В исследовании «Использование объекта и построение отношений через идентификацию» Дональд Винникотт проводит разграничение между двумя типами практики. Под объектными отношениями психотерапевт понимает такое взаимодействие между индивидом («субъектом») и предметом/представлением («объектом»), в ходе которого происходят «определенные изменения в личности». В результате подобных изменений «в личности» объект наделяется («нагружается» и «восполняется») персонально значимыми воспоминаниями, ассоциациями и фантазиями. Важным для Винникотта является то, что, формируя с помощью операций проекции и идентификации узы аффективной привязанности к объекту, «субъект опустошен до такой степени, что часть субъекта обнаруживается в объекте. Хотя при этом субъект обогащается в эмоциональном плане» 70.
Разумеется, наблюдение Винникотта во многом очевидно и знакомо любому, кто испытал потерю любимого предмета или задавался вопросом о собственной идентичности. Важность объекта привязанности, как правило, определяется его способностью выступать в форме «экрана», который способен удерживать проекции индивидуальных фантазий и воображаемых конструкций. Понятно, что объектные отношения важны для Винникотта не только как пример бытового фетишизма. Главным для него является принципиальное отличие «объектных отношений» от другой формы взаимодействия, которая также сфокусирована на объекте идентификации. Понятие «применение объекта», сохраняя во многом сходства с «объектными отношениями», позволило Винникотту акцентировать роль объекта в динамике отношений между индивидом и предметом. Как отмечал психоаналитик:
…когда я говорю о применении объекта, я принимаю объектные отношения как данность, но добавляю новые качества, которые затрагивают природу поведения самого объекта. Например, объект, чтобы его можно было использовать, должен быть реальным, являться частью внешней, разделенной между людьми реальности, а не нагромождением проекций… отношения можно описать с точки зрения субъекта, который отделен от окружающего мира, а применение – лишь исходя из того факта, что объект существовал всегда и независимо от субъекта 71.

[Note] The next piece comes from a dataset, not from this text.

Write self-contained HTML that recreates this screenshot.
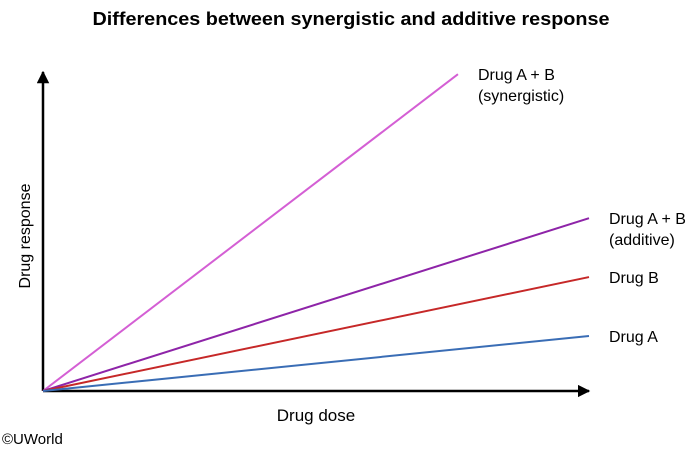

В своих работах Винникотт неоднократно подчеркивает, что переход от фантазматических «объектных отношений» к реалистическому «применению объекта» предполагает определенную уверенность в окружающем пространстве, определенную способность субъекта картографировать мир за пределами его фантазий и эмоций, определенное желание декодировать разнообразные контексты, частью которых и являются объекты привязанности. Удачная навигация такого переходного пространства, указывает Винникотт, «зависит от переживаний, которые ведут человека к доверию». Отсутствие доверия, как и ситуация блокированного «перехода», может вести к «чрезмерной эксплуатации» объектов фантазматической/эмоциональной привязанности 72.
Модель объектных отношений, предложенная Винникоттом, на мой взгляд, позволяет концептуализировать способ символизации утраты, используемый Матерями. В отсутствие доверия к «внешнему миру» и «разделенной» реальности, формирование индивидуальных и групповых идентичностей Матерей происходит во многом при помощи реконтекстуализации утраты. В ходе проекций материальные объекты превращаются в символические – метонимические – свидетельства гибели сыновей. В то же самое время материальный характер этих свидетельств позволяет встраивать их в рутину повседневной жизни. Демонстрируя и объективируя наличие существенной эмоциональной связи между индивидом и предметом, объектные отношения развиваются как событие внутренней жизни индивида, с трудом приобретая более широкий социальный смысл. Эмоционально заряженная герменевтика боли становится подавляющей формой коммуникации с окружающим пространством.
И все же, как я пытался показать, подобное использование эмоций в политике имеет вполне определенный положительный эффект. Деятельность провинциальных КСМ стоит рассматривать не только с точки зрения мобилизационных способностей этих комитетов. Не менее важным является и то, что политика жалости и практики локализации травмы, рассмотренные выше, служат прежде всего одним из немногих доступных средств, с помощью которых Матери смогли преодолеть свою разрозненность и социальную изоляцию. Как отмечал Эмиль Дюркгейм: «Единение в скорби – это тоже единение» 73.